▶ [Task requirements] The data below should be restated word for word, with every picture omitted.

= = = = = = =

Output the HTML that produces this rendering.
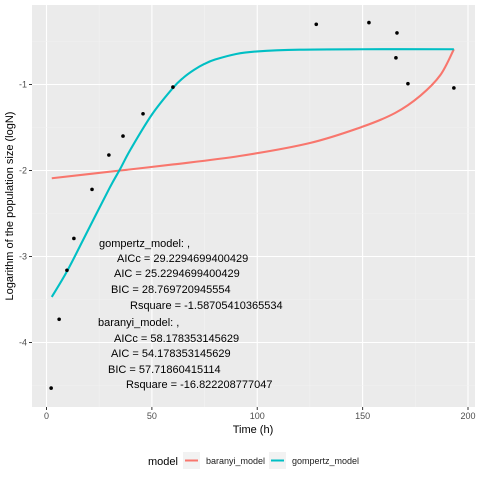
<!DOCTYPE html>
<html><head><meta charset="utf-8"><style>
body{margin:0;background:#fff;}
svg{display:block;font-family:"Liberation Sans",sans-serif;}
</style></head><body>
<svg id="chart" width="480" height="480">
<rect x="0" y="0" width="480" height="480" fill="#fff"/>
<rect x="32" y="5" width="443" height="402" fill="#ebebeb"/>
<g id="grid"></g>
<g id="series"></g>
<g id="points"></g>
<g id="ticks"></g>
<g font-size="11" fill="#000">
<text x="99" y="247">gompertz_model: ,</text>
<text x="117" y="262">AICc = 29.2294699400429</text>
<text x="114" y="277">AIC = 25.2294699400429</text>
<text x="111" y="293">BIC = 28.769720945554</text>
<text x="130" y="309">Rsquare = -1.58705410365534</text>
<text x="98" y="326">baranyi_model: ,</text>
<text x="114" y="342">AICc = 58.178353145629</text>
<text x="111" y="357">AIC = 54.178353145629</text>
<text x="108" y="373">BIC = 57.71860415114</text>
<text x="126" y="388">Rsquare = -16.822208777047</text>
</g>
<text x="253" y="433" font-size="11" text-anchor="middle">Time (h)</text>
<text transform="translate(13,206) rotate(-90)" font-size="11" text-anchor="middle">Logarithm of the population size (logN)</text>
<g>
<text x="148" y="465" font-size="11">model</text>
<g>
<rect x="183" y="452" width="17" height="17" fill="#f2f2f2"/>
<line x1="185" y1="460.5" x2="198" y2="460.5" stroke="#F8766D" stroke-width="2"/>
<text x="206" y="464" font-size="9" fill="#1a1a1a">baranyi_model</text>
</g>
<g>
<rect x="269" y="452" width="17" height="17" fill="#f2f2f2"/>
<line x1="271" y1="460.5" x2="284" y2="460.5" stroke="#00BFC4" stroke-width="2"/>
<text x="292" y="464" font-size="9" fill="#1a1a1a">gompertz_model</text>
</g>
</g>
</svg>
<script>
const obsTime=[2.2,6,9.7,13,21.6,29.6,36.3,45.8,60,128,153,166.3,165.8,171.5,193.3];
const obsLogN=[-4.53,-3.73,-3.16,-2.79,-2.22,-1.82,-1.6,-1.34,-1.03,-0.30,-0.28,-0.40,-0.69,-0.99,-1.04];
const gompTime=[2.5,10,20,30,35,40,50,60,65,70,75,80,90,100,120,150,193.3];
const gompLogN=[-3.47,-3.16,-2.68,-2.2,-1.98,-1.75,-1.35,-1.04,-0.92,-0.83,-0.76,-0.71,-0.645,-0.615,-0.595,-0.59,-0.59];
const barTime=[2.5,35,60,92,125,150,165.5,177.4,186.9,193.3];
const barLogN=[-2.09,-2.0,-1.93,-1.83,-1.68,-1.49,-1.33,-1.13,-0.89,-0.59];
const xTicks=[0,50,100,150,200];
const yTicks=[-1,-2,-3,-4];
const NS="http://www.w3.org/2000/svg";
const X=t=>46.5+t*2.1075;
const Y=v=>84.5+(-1-v)*86;
function mk(tag,attrs,parent){const e=document.createElementNS(NS,tag);for(const k in attrs)e.setAttribute(k,attrs[k]);parent.appendChild(e);return e;}
const grid=document.getElementById('grid'),ticks=document.getElementById('ticks');
for(let i=0;i<xTicks.length;i++){
  const t=xTicks[i];
  if(i<xTicks.length-1){mk('line',{x1:X(t+25),x2:X(t+25),y1:5,y2:407,stroke:'#f2f2f2','stroke-width':0.6},grid);}
  const g=mk('line',{x1:X(t),x2:X(t),y1:5,y2:407,stroke:'#fff','stroke-width':1.1},grid);
  
  
  mk('line',{x1:X(t),x2:X(t),y1:407,y2:410,stroke:'#333','stroke-width':1},ticks);
  const tx=mk('text',{x:X(t),y:419,'font-size':9,'text-anchor':'middle',fill:'#4d4d4d'},ticks);
  tx.textContent=t;
  
  
}
for(const v of [-0.5,-1.5,-2.5,-3.5,-4.5]) mk('line',{x1:32,x2:475,y1:Y(v),y2:Y(v),stroke:'#f2f2f2','stroke-width':0.6},grid);
for(const v of yTicks){
  const g=mk('line',{x1:32,x2:475,y1:Y(v),y2:Y(v),stroke:'#fff','stroke-width':1.1},grid);
  
  
  mk('line',{x1:29,x2:32,y1:Y(v),y2:Y(v),stroke:'#333','stroke-width':1},ticks);
  const tx=mk('text',{x:27,y:Y(v)+3,'font-size':9,'text-anchor':'end',fill:'#4d4d4d'},ticks);
  tx.textContent=v;
  
  
}
function smooth(xs,ys){
  const p=xs.map((t,i)=>[X(t),Y(ys[i])]);
  let d='M'+p[0][0]+','+p[0][1];
  for(let i=0;i<p.length-1;i++){
    const p0=p[i-1]||p[i],p1=p[i],p2=p[i+1],p3=p[i+2]||p2;
    const c1=[p1[0]+(p2[0]-p0[0])/6,p1[1]+(p2[1]-p0[1])/6];
    const c2=[p2[0]-(p3[0]-p1[0])/6,p2[1]-(p3[1]-p1[1])/6];
    d+=` C${c1[0]},${c1[1]} ${c2[0]},${c2[1]} ${p2[0]},${p2[1]}`;
  }
  return d;
}
const series=document.getElementById('series');
const b=mk('path',{d:smooth(barTime,barLogN),fill:'none',stroke:'#F8766D','stroke-width':2.1},series);


const g=mk('path',{d:smooth(gompTime,gompLogN),fill:'none',stroke:'#00BFC4','stroke-width':2.1},series);


const pts=document.getElementById('points');
for(let i=0;i<obsTime.length;i++){
  const c=mk('circle',{cx:X(obsTime[i]),cy:Y(obsLogN[i]),r:1.8,fill:'#000'},pts);
  
  
}
</script>
</body></html>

= = = = = = =

▶ [Full solution]
Output the HTML that produces this rendering.
<!DOCTYPE html>
<html><head><meta charset="utf-8"><style>
body{margin:0;background:#fff;}
svg{display:block;font-family:"Liberation Sans",sans-serif;}
</style></head><body>
<svg id="chart" width="480" height="480">
<rect x="0" y="0" width="480" height="480" fill="#fff"/>
<rect x="32" y="5" width="443" height="402" fill="#ebebeb"/>
<g id="grid"></g>
<g id="series"></g>
<g id="points"></g>
<g id="ticks"></g>
<g font-size="11" fill="#000">
<text x="99" y="247">gompertz_model: ,</text>
<text x="117" y="262">AICc = 29.2294699400429</text>
<text x="114" y="277">AIC = 25.2294699400429</text>
<text x="111" y="293">BIC = 28.769720945554</text>
<text x="130" y="309">Rsquare = -1.58705410365534</text>
<text x="98" y="326">baranyi_model: ,</text>
<text x="114" y="342">AICc = 58.178353145629</text>
<text x="111" y="357">AIC = 54.178353145629</text>
<text x="108" y="373">BIC = 57.71860415114</text>
<text x="126" y="388">Rsquare = -16.822208777047</text>
</g>
<text x="253" y="433" font-size="11" text-anchor="middle">Time (h)</text>
<text transform="translate(13,206) rotate(-90)" font-size="11" text-anchor="middle">Logarithm of the population size (logN)</text>
<g>
<text x="148" y="465" font-size="11">model</text>
<g>
<rect x="183" y="452" width="17" height="17" fill="#f2f2f2"/>
<line x1="185" y1="460.5" x2="198" y2="460.5" stroke="#F8766D" stroke-width="2"/>
<text x="206" y="464" font-size="9" fill="#1a1a1a">baranyi_model</text>
</g>
<g>
<rect x="269" y="452" width="17" height="17" fill="#f2f2f2"/>
<line x1="271" y1="460.5" x2="284" y2="460.5" stroke="#00BFC4" stroke-width="2"/>
<text x="292" y="464" font-size="9" fill="#1a1a1a">gompertz_model</text>
</g>
</g>
</svg>
<script>
const obsTime=[2.2,6,9.7,13,21.6,29.6,36.3,45.8,60,128,153,166.3,165.8,171.5,193.3];
const obsLogN=[-4.53,-3.73,-3.16,-2.79,-2.22,-1.82,-1.6,-1.34,-1.03,-0.30,-0.28,-0.40,-0.69,-0.99,-1.04];
const gompTime=[2.5,10,20,30,35,40,50,60,65,70,75,80,90,100,120,150,193.3];
const gompLogN=[-3.47,-3.16,-2.68,-2.2,-1.98,-1.75,-1.35,-1.04,-0.92,-0.83,-0.76,-0.71,-0.645,-0.615,-0.595,-0.59,-0.59];
const barTime=[2.5,35,60,92,125,150,165.5,177.4,186.9,193.3];
const barLogN=[-2.09,-2.0,-1.93,-1.83,-1.68,-1.49,-1.33,-1.13,-0.89,-0.59];
const xTicks=[0,50,100,150,200];
const yTicks=[-1,-2,-3,-4];
const NS="http://www.w3.org/2000/svg";
const X=t=>46.5+t*2.1075;
const Y=v=>84.5+(-1-v)*86;
function mk(tag,attrs,parent){const e=document.createElementNS(NS,tag);for(const k in attrs)e.setAttribute(k,attrs[k]);parent.appendChild(e);return e;}
const grid=document.getElementById('grid'),ticks=document.getElementById('ticks');
for(let i=0;i<xTicks.length;i++){
  const t=xTicks[i];
  if(i<xTicks.length-1){mk('line',{x1:X(t+25),x2:X(t+25),y1:5,y2:407,stroke:'#f2f2f2','stroke-width':0.6},grid);}
  const g=mk('line',{x1:X(t),x2:X(t),y1:5,y2:407,stroke:'#fff','stroke-width':1.1},grid);
  
  
  mk('line',{x1:X(t),x2:X(t),y1:407,y2:410,stroke:'#333','stroke-width':1},ticks);
  const tx=mk('text',{x:X(t),y:419,'font-size':9,'text-anchor':'middle',fill:'#4d4d4d'},ticks);
  tx.textContent=t;
  
  
}
for(const v of [-0.5,-1.5,-2.5,-3.5,-4.5]) mk('line',{x1:32,x2:475,y1:Y(v),y2:Y(v),stroke:'#f2f2f2','stroke-width':0.6},grid);
for(const v of yTicks){
  const g=mk('line',{x1:32,x2:475,y1:Y(v),y2:Y(v),stroke:'#fff','stroke-width':1.1},grid);
  
  
  mk('line',{x1:29,x2:32,y1:Y(v),y2:Y(v),stroke:'#333','stroke-width':1},ticks);
  const tx=mk('text',{x:27,y:Y(v)+3,'font-size':9,'text-anchor':'end',fill:'#4d4d4d'},ticks);
  tx.textContent=v;
  
  
}
function smooth(xs,ys){
  const p=xs.map((t,i)=>[X(t),Y(ys[i])]);
  let d='M'+p[0][0]+','+p[0][1];
  for(let i=0;i<p.length-1;i++){
    const p0=p[i-1]||p[i],p1=p[i],p2=p[i+1],p3=p[i+2]||p2;
    const c1=[p1[0]+(p2[0]-p0[0])/6,p1[1]+(p2[1]-p0[1])/6];
    const c2=[p2[0]-(p3[0]-p1[0])/6,p2[1]-(p3[1]-p1[1])/6];
    d+=` C${c1[0]},${c1[1]} ${c2[0]},${c2[1]} ${p2[0]},${p2[1]}`;
  }
  return d;
}
const series=document.getElementById('series');
const b=mk('path',{d:smooth(barTime,barLogN),fill:'none',stroke:'#F8766D','stroke-width':2.1},series);


const g=mk('path',{d:smooth(gompTime,gompLogN),fill:'none',stroke:'#00BFC4','stroke-width':2.1},series);


const pts=document.getElementById('points');
for(let i=0;i<obsTime.length;i++){
  const c=mk('circle',{cx:X(obsTime[i]),cy:Y(obsLogN[i]),r:1.8,fill:'#000'},pts);
  
  
}
</script>
</body></html>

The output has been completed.